What to work on: Reproduce the lines exactly, beginning with the line that has "Output the Python" and ending with the line that has "from matplotlib.transforms import". Images are left out.

─── Provided records

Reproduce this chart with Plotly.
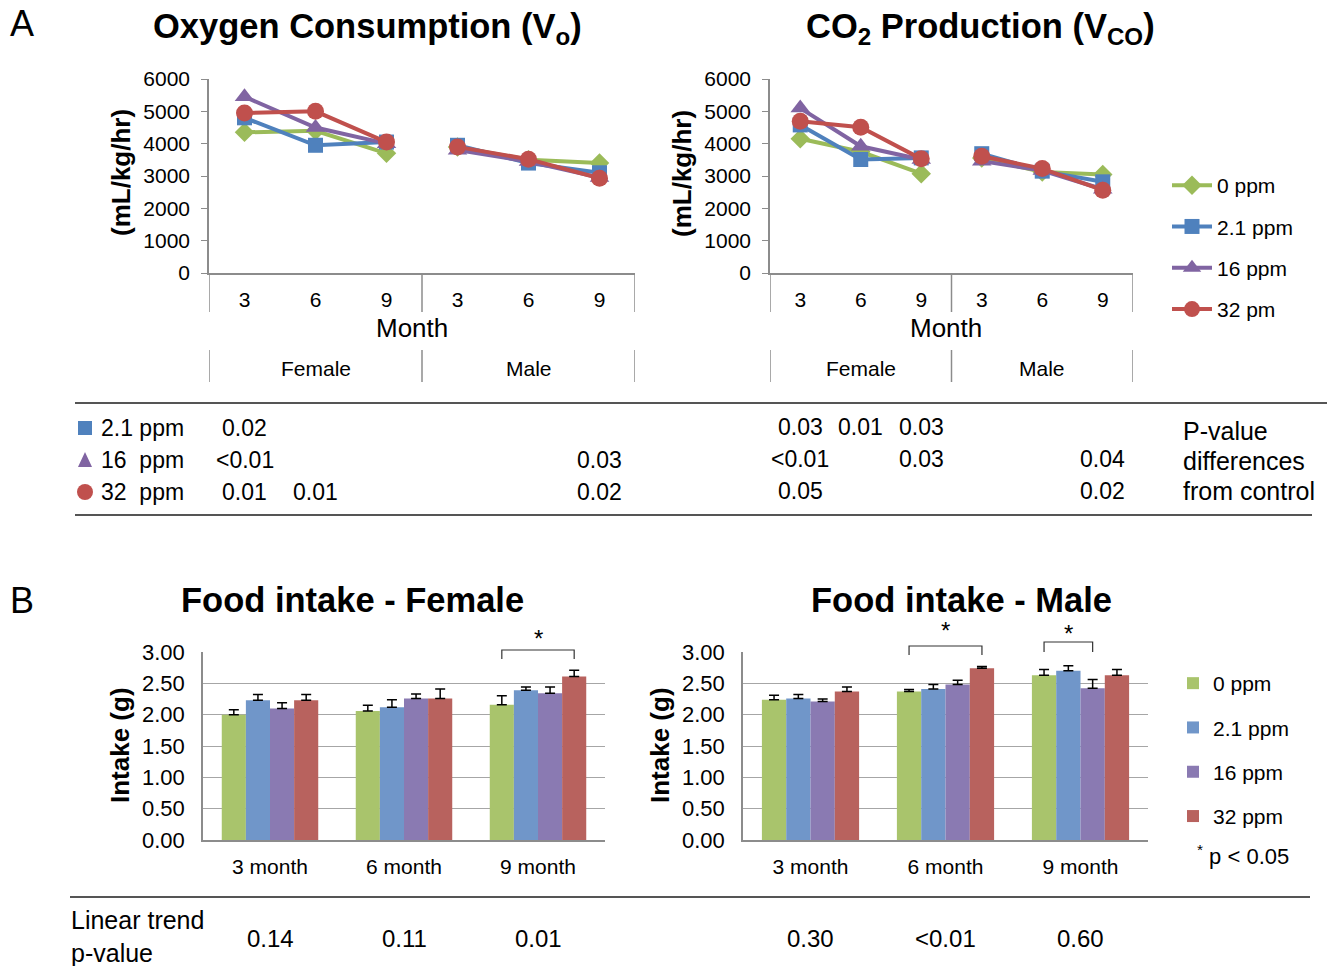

──────
─── Provided records

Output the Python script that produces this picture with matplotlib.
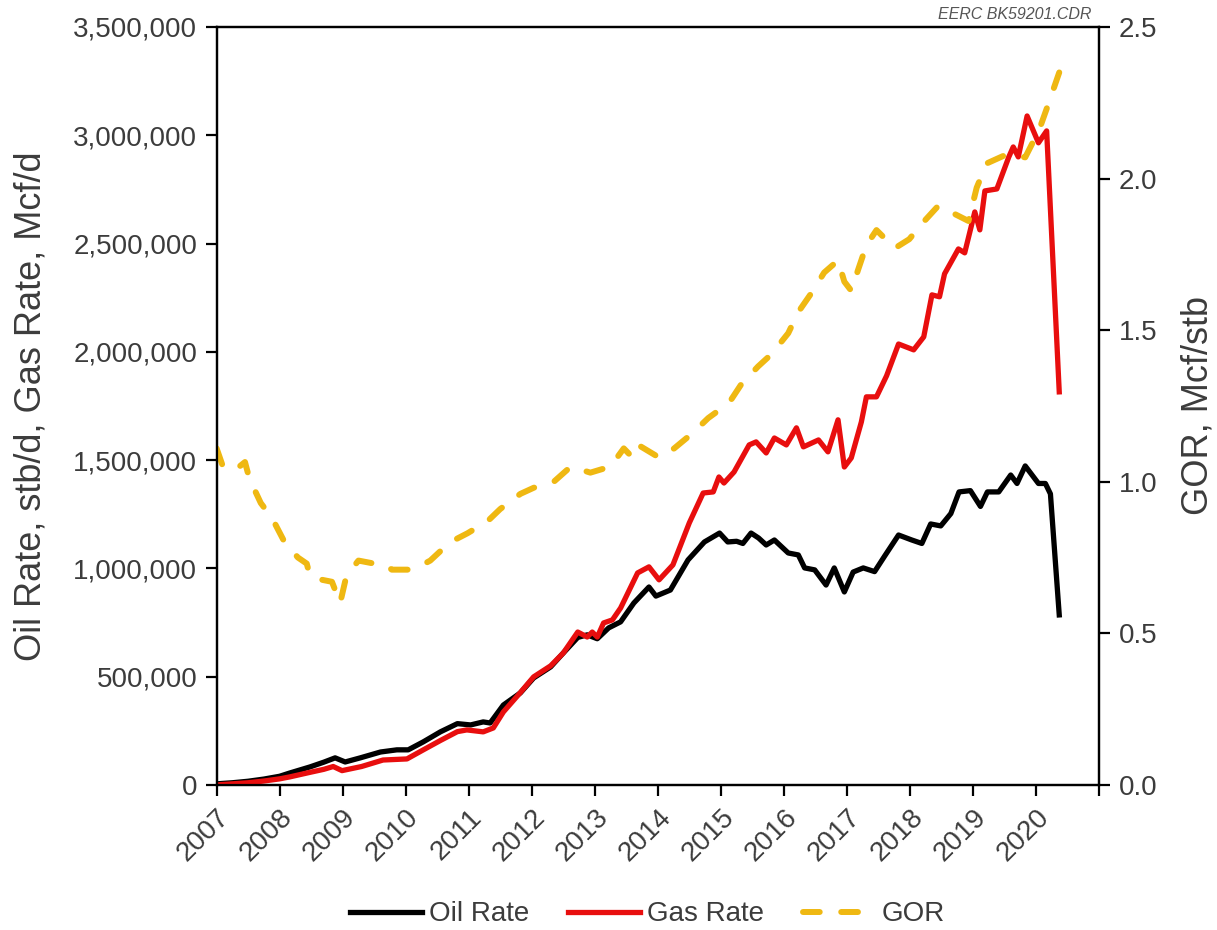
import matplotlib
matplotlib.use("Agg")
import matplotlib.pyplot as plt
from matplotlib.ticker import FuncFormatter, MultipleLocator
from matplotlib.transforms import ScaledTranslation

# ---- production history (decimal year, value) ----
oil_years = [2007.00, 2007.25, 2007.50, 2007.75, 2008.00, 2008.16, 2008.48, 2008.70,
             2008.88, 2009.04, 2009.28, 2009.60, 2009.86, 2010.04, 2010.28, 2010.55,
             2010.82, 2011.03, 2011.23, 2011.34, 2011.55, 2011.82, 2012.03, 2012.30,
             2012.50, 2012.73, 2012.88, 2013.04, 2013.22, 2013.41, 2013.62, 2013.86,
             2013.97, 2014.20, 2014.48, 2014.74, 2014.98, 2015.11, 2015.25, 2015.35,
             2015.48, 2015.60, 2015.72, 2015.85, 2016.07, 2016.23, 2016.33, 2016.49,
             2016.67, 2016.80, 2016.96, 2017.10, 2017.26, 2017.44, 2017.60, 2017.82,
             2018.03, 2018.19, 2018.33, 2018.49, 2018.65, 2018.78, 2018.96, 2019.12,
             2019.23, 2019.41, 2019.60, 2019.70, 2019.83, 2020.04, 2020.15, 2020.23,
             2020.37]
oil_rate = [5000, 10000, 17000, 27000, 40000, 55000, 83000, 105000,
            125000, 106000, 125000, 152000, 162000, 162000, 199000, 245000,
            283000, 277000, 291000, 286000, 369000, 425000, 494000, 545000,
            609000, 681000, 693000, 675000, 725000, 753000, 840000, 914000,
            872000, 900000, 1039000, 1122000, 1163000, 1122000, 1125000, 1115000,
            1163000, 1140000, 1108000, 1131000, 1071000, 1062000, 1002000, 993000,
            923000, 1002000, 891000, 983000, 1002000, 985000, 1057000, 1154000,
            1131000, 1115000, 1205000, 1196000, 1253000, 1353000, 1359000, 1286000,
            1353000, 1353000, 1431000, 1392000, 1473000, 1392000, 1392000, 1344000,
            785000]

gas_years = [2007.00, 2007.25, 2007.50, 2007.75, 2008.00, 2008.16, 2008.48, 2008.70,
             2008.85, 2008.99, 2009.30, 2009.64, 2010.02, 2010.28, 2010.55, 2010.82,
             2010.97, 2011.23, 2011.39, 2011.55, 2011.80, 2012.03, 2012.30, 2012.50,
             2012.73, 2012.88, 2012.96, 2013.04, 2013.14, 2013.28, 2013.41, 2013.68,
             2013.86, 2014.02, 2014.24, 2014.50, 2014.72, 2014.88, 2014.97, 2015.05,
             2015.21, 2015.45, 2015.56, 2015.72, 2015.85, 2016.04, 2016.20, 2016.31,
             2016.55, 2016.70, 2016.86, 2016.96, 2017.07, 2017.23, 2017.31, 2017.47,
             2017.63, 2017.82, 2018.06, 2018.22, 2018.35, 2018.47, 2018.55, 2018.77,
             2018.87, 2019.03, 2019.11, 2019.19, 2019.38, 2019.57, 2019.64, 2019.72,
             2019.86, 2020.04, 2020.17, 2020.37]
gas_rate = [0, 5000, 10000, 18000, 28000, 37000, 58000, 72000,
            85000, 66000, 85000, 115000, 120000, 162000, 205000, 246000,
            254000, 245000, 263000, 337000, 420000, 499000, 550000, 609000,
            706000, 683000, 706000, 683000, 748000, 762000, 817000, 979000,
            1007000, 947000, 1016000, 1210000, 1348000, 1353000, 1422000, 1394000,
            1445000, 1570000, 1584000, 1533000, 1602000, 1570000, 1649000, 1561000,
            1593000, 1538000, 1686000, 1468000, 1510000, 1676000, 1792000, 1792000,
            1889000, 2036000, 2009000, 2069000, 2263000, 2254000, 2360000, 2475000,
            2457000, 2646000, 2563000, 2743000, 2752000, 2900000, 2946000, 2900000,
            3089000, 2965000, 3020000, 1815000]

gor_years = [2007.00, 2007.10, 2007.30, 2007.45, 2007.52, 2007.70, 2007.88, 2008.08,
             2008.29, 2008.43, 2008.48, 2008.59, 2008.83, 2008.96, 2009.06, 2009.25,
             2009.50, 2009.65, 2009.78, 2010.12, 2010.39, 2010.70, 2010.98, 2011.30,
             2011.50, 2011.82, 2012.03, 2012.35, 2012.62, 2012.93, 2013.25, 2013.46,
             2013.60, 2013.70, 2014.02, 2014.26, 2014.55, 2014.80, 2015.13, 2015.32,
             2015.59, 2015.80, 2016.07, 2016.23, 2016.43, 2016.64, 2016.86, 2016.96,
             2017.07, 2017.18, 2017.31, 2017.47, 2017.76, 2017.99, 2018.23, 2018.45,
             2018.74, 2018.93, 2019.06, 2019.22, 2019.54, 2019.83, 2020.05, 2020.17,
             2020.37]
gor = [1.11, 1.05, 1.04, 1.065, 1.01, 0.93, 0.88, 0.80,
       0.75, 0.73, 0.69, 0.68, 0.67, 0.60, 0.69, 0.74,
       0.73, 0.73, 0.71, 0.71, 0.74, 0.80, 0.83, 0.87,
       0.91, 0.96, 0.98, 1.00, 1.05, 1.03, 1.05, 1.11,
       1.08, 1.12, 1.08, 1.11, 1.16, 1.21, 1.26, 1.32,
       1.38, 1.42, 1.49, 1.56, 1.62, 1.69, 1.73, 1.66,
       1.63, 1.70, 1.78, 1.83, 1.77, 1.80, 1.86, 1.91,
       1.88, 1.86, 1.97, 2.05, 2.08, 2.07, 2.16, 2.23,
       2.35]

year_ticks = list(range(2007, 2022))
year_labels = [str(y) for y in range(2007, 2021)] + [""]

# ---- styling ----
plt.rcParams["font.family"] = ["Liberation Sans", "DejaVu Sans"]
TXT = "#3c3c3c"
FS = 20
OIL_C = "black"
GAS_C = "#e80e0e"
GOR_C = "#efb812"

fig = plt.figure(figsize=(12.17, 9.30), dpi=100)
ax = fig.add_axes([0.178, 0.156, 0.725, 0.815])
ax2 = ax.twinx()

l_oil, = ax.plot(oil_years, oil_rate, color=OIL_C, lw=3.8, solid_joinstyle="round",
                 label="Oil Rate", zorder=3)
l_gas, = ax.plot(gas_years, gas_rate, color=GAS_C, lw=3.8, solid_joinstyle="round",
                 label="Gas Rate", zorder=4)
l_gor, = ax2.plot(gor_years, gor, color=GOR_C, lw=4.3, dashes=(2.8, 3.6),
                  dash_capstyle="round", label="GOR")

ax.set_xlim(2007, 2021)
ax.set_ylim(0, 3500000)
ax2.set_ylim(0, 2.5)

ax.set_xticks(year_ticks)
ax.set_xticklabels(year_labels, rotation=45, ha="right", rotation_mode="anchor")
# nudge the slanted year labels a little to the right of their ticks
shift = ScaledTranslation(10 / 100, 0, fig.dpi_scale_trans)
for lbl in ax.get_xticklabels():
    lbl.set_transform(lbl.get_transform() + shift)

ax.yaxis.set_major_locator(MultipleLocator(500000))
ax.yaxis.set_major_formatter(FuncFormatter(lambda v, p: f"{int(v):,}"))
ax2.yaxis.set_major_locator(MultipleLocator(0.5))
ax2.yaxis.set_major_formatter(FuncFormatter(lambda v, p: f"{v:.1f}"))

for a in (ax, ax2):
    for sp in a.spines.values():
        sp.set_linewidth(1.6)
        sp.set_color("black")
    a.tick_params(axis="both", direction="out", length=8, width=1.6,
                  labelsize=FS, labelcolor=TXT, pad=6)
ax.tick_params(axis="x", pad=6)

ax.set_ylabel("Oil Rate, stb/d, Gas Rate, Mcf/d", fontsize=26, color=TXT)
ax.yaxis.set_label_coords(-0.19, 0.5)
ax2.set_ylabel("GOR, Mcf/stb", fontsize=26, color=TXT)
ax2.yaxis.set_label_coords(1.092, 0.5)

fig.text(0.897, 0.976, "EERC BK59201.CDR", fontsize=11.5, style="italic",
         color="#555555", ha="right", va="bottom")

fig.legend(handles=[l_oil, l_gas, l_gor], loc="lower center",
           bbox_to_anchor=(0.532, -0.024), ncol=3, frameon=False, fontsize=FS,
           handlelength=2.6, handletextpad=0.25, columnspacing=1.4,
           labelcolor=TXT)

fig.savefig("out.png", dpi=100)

──────

Solution to this task:
Output the Python script that produces this picture with matplotlib.
import matplotlib
matplotlib.use("Agg")
import matplotlib.pyplot as plt
from matplotlib.ticker import FuncFormatter, MultipleLocator
from matplotlib.transforms import ScaledTranslation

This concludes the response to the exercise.